The Grenville mountains were formed around a billion years ago when some other wandering continent collided with the eastern flank of the Laurentian Craton, i.e. proto-North America. The latest idea is that this bulldozing bully may have been the western flank of what later became South America! As a consequence of this head-butting, the Grenville mountains were thrust up in a series of stages into a mountain range that would have resembled, perhaps even rivaled, the contemporary Alpine/Himalayan chain. This happened between 1.300 Ga (Giga-years - i.e. 1.3 billion years ago) and 0.950 Ga (i.e. 950 million years ago).

The French River gneisses appear originally to have been part of the margin of the Laurentian craton (read continental core) and had been emplaced during an even earlier magmatic/metamorphic event sometime between 1.900 and 1.450 Ga (billion years ago). We would have to date our monolith radiometrically to determine when within this rather large range our rock was born. However, its rest was not peaceful for once the Grenville collision occurred it was heated and deformed under the combined pressure of the colliding continent and the weight of perhaps as much as 25 km of superincumbent rocks.

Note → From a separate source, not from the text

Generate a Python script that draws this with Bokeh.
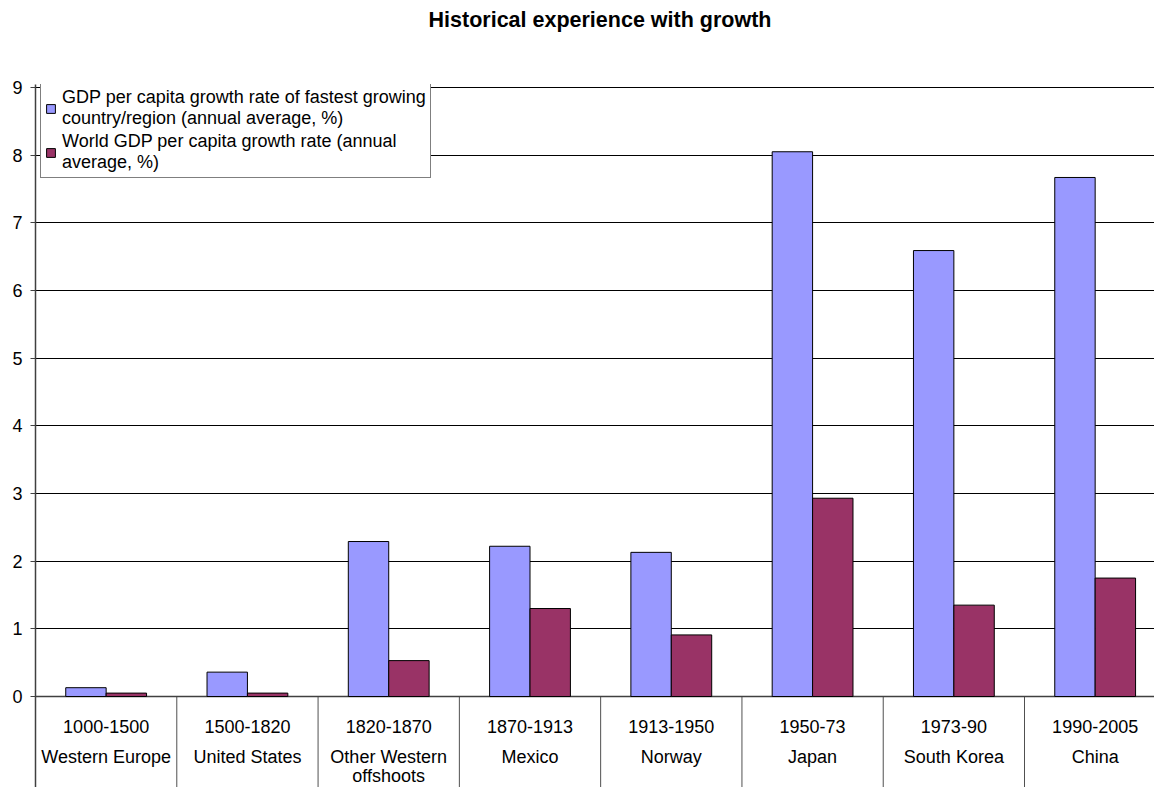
import numpy as np
from bokeh.plotting import figure
from bokeh.layouts import column
from bokeh.models import FixedTicker, Legend, LegendItem, Range1d, Div
from bokeh.core.properties import value
from bokeh.embed import file_html
from bokeh.resources import INLINE

periods = ["1000-1500", "1500-1820", "1820-1870", "1870-1913",
           "1913-1950", "1950-73", "1973-90", "1990-2005"]
regions = ["Western Europe", "United States", "Other Western\noffshoots", "Mexico",
           "Norway", "Japan", "South Korea", "China"]
fastest = [0.13, 0.36, 2.29, 2.22, 2.13, 8.05, 6.59, 7.67]
world = [0.05, 0.05, 0.53, 1.30, 0.91, 2.93, 1.35, 1.75]
y_ticks = [0, 1, 2, 3, 4, 5, 6, 7, 8, 9]
title_text = "Historical experience with growth"
label_fastest = "GDP per capita growth rate of fastest growing\ncountry/region (annual average, %)"
label_world = "World GDP per capita growth rate (annual\naverage, %)"

FONT = "Liberation Sans"
n = len(periods)
idx = np.arange(n)
bottom = -1.345
top = 9.044
x_end = 7.42
bw = 0.286

title_div = Div(text=title_text, width=1154, height=40, margin=0,
                styles={"font-family": "'Liberation Sans', Arial, sans-serif",
                        "font-size": "21.5px", "font-weight": "bold", "color": "black",
                        "text-align": "center", "line-height": "40px",
                        "padding-left": "46px", "box-sizing": "border-box"})

p = figure(width=1154, height=747, output_backend="svg", toolbar_location=None,
           x_range=Range1d(-0.5, x_end), y_range=Range1d(bottom, top),
           x_axis_location=None, min_border_left=35, min_border_right=0,
           min_border_top=44, min_border_bottom=0, margin=0)
p.outline_line_color = None
p.background_fill_color = "white"
p.border_fill_color = "white"

ax = p.yaxis[0]
ax.ticker = FixedTicker(ticks=y_ticks)
ax.major_label_text_font = FONT
ax.major_label_text_font_size = "18px"
ax.major_label_text_color = "black"
ax.axis_line_color = "#404040"
ax.axis_line_width = 1.5
ax.major_tick_line_color = "#404040"
ax.major_tick_out = 5
ax.major_tick_in = 0
ax.minor_tick_line_color = None
ax.major_label_standoff = 8

p.xgrid.visible = False
p.ygrid.ticker = FixedTicker(ticks=y_ticks)
p.ygrid.grid_line_color = "black"
p.ygrid.grid_line_width = 1

# category dividers below the axis
p.segment(x0=idx - 0.5, y0=0, x1=idx - 0.5, y1=bottom, line_color="#505050", line_width=1)
p.segment(x0=[-0.5], y0=[0], x1=[x_end], y1=[0], line_color="#404040", line_width=1.5)

r1 = p.vbar(x=idx - bw / 2, top=fastest, width=bw, bottom=0,
            fill_color="#9999FF", line_color="black", line_width=1)
r2 = p.vbar(x=idx + bw / 2, top=world, width=bw, bottom=0,
            fill_color="#993366", line_color="black", line_width=1)

p.text(x=idx, y=-0.443, text=periods, text_align="center", text_baseline="middle",
       text_font=value(FONT), text_font_size="18px", text_color="black")
p.text(x=idx, y=-0.75, text=regions, text_align="center", text_baseline="top",
       text_font=value(FONT), text_font_size="18px", text_color="black",
       text_line_height=0.96)

legend = Legend(items=[LegendItem(label=label_fastest, renderers=[r1]),
                       LegendItem(label=label_world, renderers=[r2])],
                location=(5, 609))
legend.label_text_font = FONT
legend.label_text_font_size = "18px"
legend.label_text_color = "black"
legend.label_text_line_height = 1.36
legend.glyph_width = 11
legend.glyph_height = 11
legend.label_standoff = 6
legend.padding = 4
legend.spacing = 2
legend.margin = 0
legend.border_line_color = "black"
legend.border_line_width = 1
legend.background_fill_color = "white"
legend.background_fill_alpha = 1
p.add_layout(legend)

layout = column(title_div, p, spacing=0)
open("out.html", "w").write(file_html(layout, INLINE))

It was during this protracted orogenic stage that our gneiss became, gneissic, migmatitic and folded, all more-or-less at the same time.

To human eyes young mountain ranges appear as prominent upward thrusting elements of topography, but like an iceberg their greatest mass is really below the surface and extends downward as a great root into the upper mantle and, to use another analogy, when the superstructure of the range is reduced by weathering, erosion and transport of sediment away from the range, the whole belt, root and all, rise buoyantly, like a ship being emptied of its cargo. Thus, over perhaps hundreds of millions of year, the Grenville rocks rose inexorably upward in response to surface unloading and the French River gneisses came closer and closer to the surface, cooling all the while. It would appear that they were not far from their present crustal level as the Precambrian Eon turned into the Phanerozoic and the pages on the calendars flipped over to the Cambrian period. The final event, perhaps, was the passage overhead of the great Pleistocene ice-sheets which scraped away the final few centimetres off the surface and the gneisses finally saw the light of day.

So, should you ever pass through the atrium of Earth Science's soon-to-be new home, pause and cast your eyes at the oldest member of the department, standing there proudly. Tip your hat to it and say, "What a nice gneiss - and have a good day!".